Ce jour-là, le directeur général de services, Bernard Guillemot, évoque la nécessité de réaliser un nouveau rapport d’analyse final suite à leur vote favorable à Eiffage : « Le rapport de 75 pages doit donc être également modifié… Il faut alors que les élus fassent des propositions différentes parce que, dès la semaine prochaine, il est probable que nous aurons quelque recours et que nous serons amenés à joindre, au projet de délibération, le rapport qui vient à l’appui du classement. Très vite, il faut travailler ensemble pour produire le rapport correspondant à votre analyse et qui viendra en appui de la délibération. » Un tripatouillage en règle qui a incité les policiers à aller réclamer à la justice l’élargissement de l’enquête à des faits de favoritisme – en vain à ce jour.
Mis en examen en mai dernier, l’ancien chef du projet Grand Stade, Vincent Thomas, et l’ancien directeur-adjoint des grands équipements de Lille Métropole, Stéphane Coudert, ont tous deux reconnu que « les élus savaient qu’ils n’avaient pas le document à la date du 1er février », comme le montrent leurs PV d’audition. Des informations confirmées par l’ancienne vice-présidente communiste de l’agglomération, Michèle Démessine, placée sous le statut de témoin assisté, lors de son audition devant la juge : « Tout le monde savait que ce rapport a été établi après (le bureau du conseil communautaire) puisqu’il n’existait pas le 1er février. »
Comme l’avait déjà rapporté Mediapart, le vrai-faux rapport d’analyse final envoyé aux élus n’a été modifié qu’à la marge. Sur les 85 pages que compte le document seules deux phrases ont été modifiées concernant la qualité architecturale des projets, permettant ainsi à Eiffage d’obtenir une meilleure note que Bouygues. Un tour de passe-passe qui coûtera 100 millions de plus à la Métropole lilloise : le projet de Bouygues était bien moins cher que celui d’Eiffage.
À la tête du groupe UMP en 2008, Marc-Philippe Daubresse, député du Nord, confie aujourd’hui à Mediapart : « Nous avons attendu plusieurs mois que Mme Aubry nous transmette le rapport d’analyse final qui avait classé Eiffage en tête. Mais nous avons eu la surprise de découvrir que l’argumentaire qui avait fait pencher le choix vers Eiffage, ne se trouvait pas dans le rapport. Seules deux lignes avaient été modifiées ! »
Reste à savoir comment les conseillers de Lille Métropole ont pu aussi massivement voter pour le projet Eiffage, pourtant écarté par les services de la collectivité. Des soupçons de pots-de-vin se font d’ores et déjà jour – une lettre de dénonciation, signée, a même été envoyée en ce sens à la justice. Les enquêteurs ne sont cependant pas saisis de ces faits.

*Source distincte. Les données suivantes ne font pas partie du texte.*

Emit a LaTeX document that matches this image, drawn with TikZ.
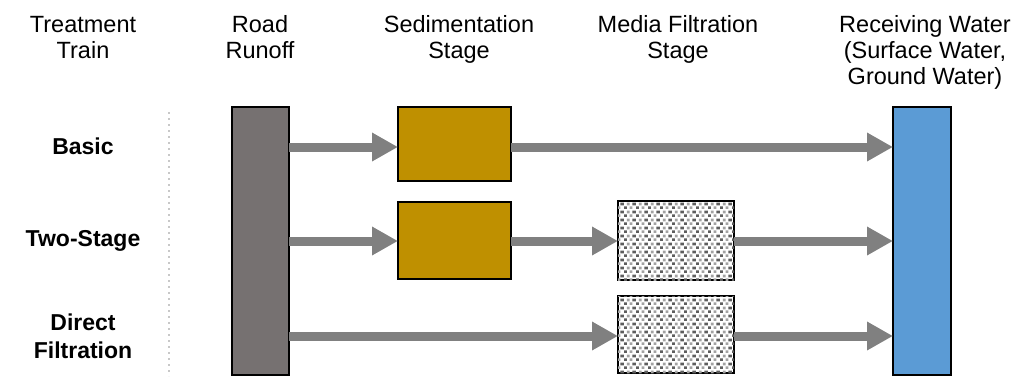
\documentclass[tikz,border=0pt]{standalone}
\usepackage{fontspec}
\setmainfont{Liberation Sans}
\usetikzlibrary{arrows.meta,patterns}

\definecolor{runoff}{HTML}{767171}
\definecolor{sediment}{HTML}{BF9000}
\definecolor{water}{HTML}{5B9BD5}
\definecolor{flow}{HTML}{808080}
\definecolor{speckdark}{HTML}{5E5E5E}
\definecolor{specklight}{HTML}{A2A2A2}
\definecolor{divider}{HTML}{C8C8C8}

% two-tone speckled fill for the media filter blocks
\pgfdeclarepatterninherentlycolored{speckle}{\pgfpointorigin}{\pgfpoint{12pt}{8pt}}{\pgfpoint{12pt}{8pt}}{%
  \pgfsetfillcolor{speckdark}%
  \pgfpathrectangle{\pgfpoint{0pt}{0pt}}{\pgfpoint{3pt}{3pt}}%
  \pgfpathrectangle{\pgfpoint{9pt}{4pt}}{\pgfpoint{3pt}{3pt}}%
  \pgfusepath{fill}%
  \pgfsetfillcolor{specklight}%
  \pgfpathrectangle{\pgfpoint{6pt}{0pt}}{\pgfpoint{3pt}{3pt}}%
  \pgfpathrectangle{\pgfpoint{3pt}{4pt}}{\pgfpoint{3pt}{3pt}}%
  \pgfusepath{fill}}

\tikzset{
  unit/.style={draw=black, line width=1.5pt, inner sep=0pt, outer sep=0pt},
  filter/.style={unit, fill=white, postaction={pattern=speckle}},
  flowarrow/.style={draw=flow, line width=9pt,
    -{Triangle[width=27pt,length=26pt]}},
  header/.style={align=center, anchor=base, font=\fontsize{23.5}{26}\selectfont},
  trainlabel/.style={align=center, font=\bfseries\fontsize{23}{28}\selectfont},
}

\begin{document}
\begin{tikzpicture}[x=1pt,y=-1pt]
\useasboundingbox (0,0) rectangle (1013,376);

% column headers (placed by the baseline of their last line)
\node[header] (hTrain) at (83,58) {Treatment\\Train};
\node[header] (hRoad) at (260,58) {Road\\Runoff};
\node[header] (hSed) at (459,58) {Sedimentation\\Stage};
\node[header] (hFilt) at (678,58) {Media Filtration\\Stage};
\node[header] (hRecv) at (925,84) {Receiving Water\\(Surface Water,\\Ground Water)};

% train names
\node[trainlabel] (lBasic) at (83,146) {Basic};
\node[trainlabel] (lTwo) at (83,241) {Two-Stage};
\node[trainlabel] (lDirect) at (83,336) {Direct\\Filtration};

% divider
\draw[divider, line width=2pt, dash pattern=on 2pt off 4pt] (169,112) -- (169,376);

% row levels
\coordinate (r1) at (0,147);
\coordinate (r2) at (0,241);
\coordinate (r3) at (0,336);

% treatment units
\node[unit, fill=runoff, minimum width=57pt, minimum height=268pt] (road) at (260.5,241) {};
\node[unit, fill=water, minimum width=58pt, minimum height=268pt] (recv) at (922,241) {};
\node[unit, fill=sediment, minimum width=113pt, minimum height=74pt] (sed1) at (454.5,144) {};
\node[unit, fill=sediment, minimum width=113pt, minimum height=77pt] (sed2) at (454.5,240.5) {};
\node[filter, minimum width=116pt, minimum height=79pt] (filt2) at (676,240.5) {};
\node[filter, minimum width=116pt, minimum height=77pt] (filt3) at (676,334.5) {};

% flows
\draw[flowarrow] (road.east |- r1) -- (sed1.west |- r1);
\draw[flowarrow] (sed1.east |- r1) -- (recv.west |- r1);
\draw[flowarrow] (road.east |- r2) -- (sed2.west |- r2);
\draw[flowarrow] (sed2.east |- r2) -- (filt2.west |- r2);
\draw[flowarrow] (filt2.east |- r2) -- (recv.west |- r2);
\draw[flowarrow] (road.east |- r3) -- (filt3.west |- r3);
\draw[flowarrow] (filt3.east |- r3) -- (recv.west |- r3);
\end{tikzpicture}
\end{document}
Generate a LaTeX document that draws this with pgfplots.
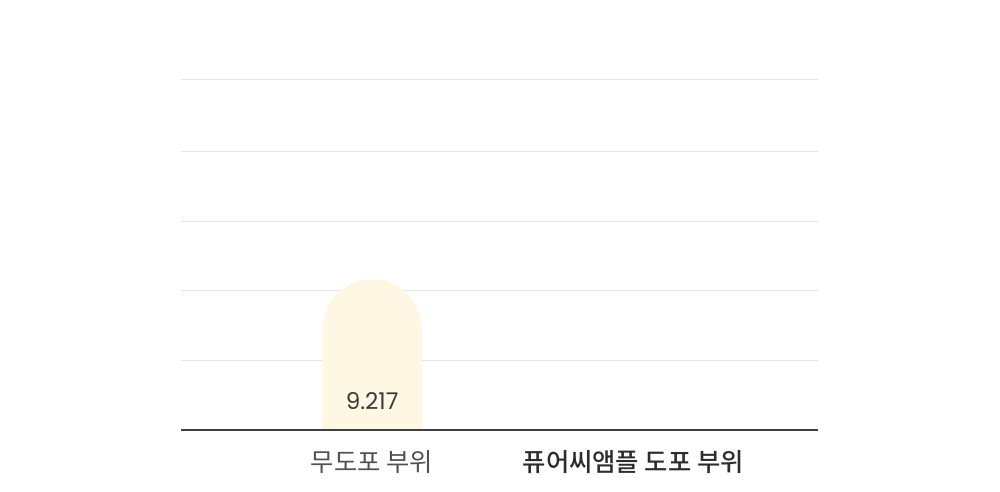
\documentclass[border=0pt]{standalone}
\usepackage{pgfplots}
\pgfplotsset{compat=1.18}
\usepackage{fontspec}
\setmainfont{Noto Sans CJK KR}
\newfontfamily\numfont{Poppins}
\newfontfamily\medfont{Noto Sans CJK KR Medium}

\definecolor{barfill}{RGB}{253,247,228}
\definecolor{gridgray}{RGB}{229,229,229}
\definecolor{basedark}{RGB}{64,64,64}
\definecolor{labgray}{RGB}{80,80,80}
\definecolor{labdark}{RGB}{45,45,45}
\definecolor{numdark}{RGB}{58,58,58}

\begin{document}
\begin{tikzpicture}[x=1pt,y=1pt]
  % page is 1000x492 px at 0.75pt per px
  \path[use as bounding box] (0,0) rectangle (750,369);
  \begin{axis}[
      at={(135.75pt,46.5pt)}, anchor=south west,
      scale only axis, width=477.75pt, height=262.5pt,
      xmin=-0.75, xmax=1.75, ymin=0, ymax=21.4,
      clip=false, no markers,
      axis line style={draw=none},
      major tick length=0pt,
      ytick={4.25,8.5,12.75,17,21.4}, yticklabels={},
      ymajorgrids, grid style={gridgray, line width=0.75pt},
      xtick={0,1.025},
      xticklabels={{\color{labgray}무도포 부위},{\color{labdark}\medfont 퓨어씨앰플 도포 부위}},
      xticklabel style={font=\fontsize{19}{22}\selectfont, anchor=base, yshift=-31pt},
    ]
    % bar with round top
    \addplot[fill=barfill, draw=none, rounded corners=37pt]
      coordinates {(-0.195,0) (-0.195,9.217) (0.195,9.217) (0.195,0)};
    % second category: no bar
    \addplot[draw=none] coordinates {(1,0)};
    % value label
    \addplot[draw=none, nodes near coords, point meta=explicit symbolic,
      every node near coord/.style={anchor=base, yshift=15pt,
        font=\numfont\fontsize{17.3}{20}\selectfont, text=numdark}]
      coordinates {(0,0) [9.217]};
    % baseline
    \addplot[basedark, line width=1.5pt] coordinates {(-0.75,0) (1.75,0)};
  \end{axis}
\end{tikzpicture}
\end{document}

Pour ce qui est du faux, l’affaire paraissait donc entendue. Et voilà que contre toute attente, la juge d’instruction en charge des investigations, Fabienne Atzori, qui vient d’être mutée à la cour d'appel de Lyon, a décidé de classer son enquête le 11 août dernier, invoquant des faits de prescription qui surprennent la plupart des acteurs du dossier. Dans son ordonnance, la magistrate a ainsi estimé que le faux, dont elle reconnaît elle-même l’existence, a été réalisé dans un cadre « privé » – ce qui réduit les délais de prescription – alors que les investigations portent bien sur un marché public et mettent en cause les pratiques d’une collectivité locale.
Me Joseph Breham, l’avocat de l'élu lillois Éric Darques, partie civile et membre de l’association anti-corruption Anticor, à l’origine de l’enquête, ne décolère pas : « Un faux a été réalisé consciemment par les services techniques de la ville, puis diffusé par des élus, en pleine connaissance de cause. Le parquet a été des plus rétifs pour ouvrir une enquête et maintenant après deux ans d'instruction, deux mises en examen, un témoin assisté, on classe l'affaire pour un prétexte procédural. » L’avocat a saisi la chambre de l’instruction de la cour d’appel de Lille pour contester le classement du dossier.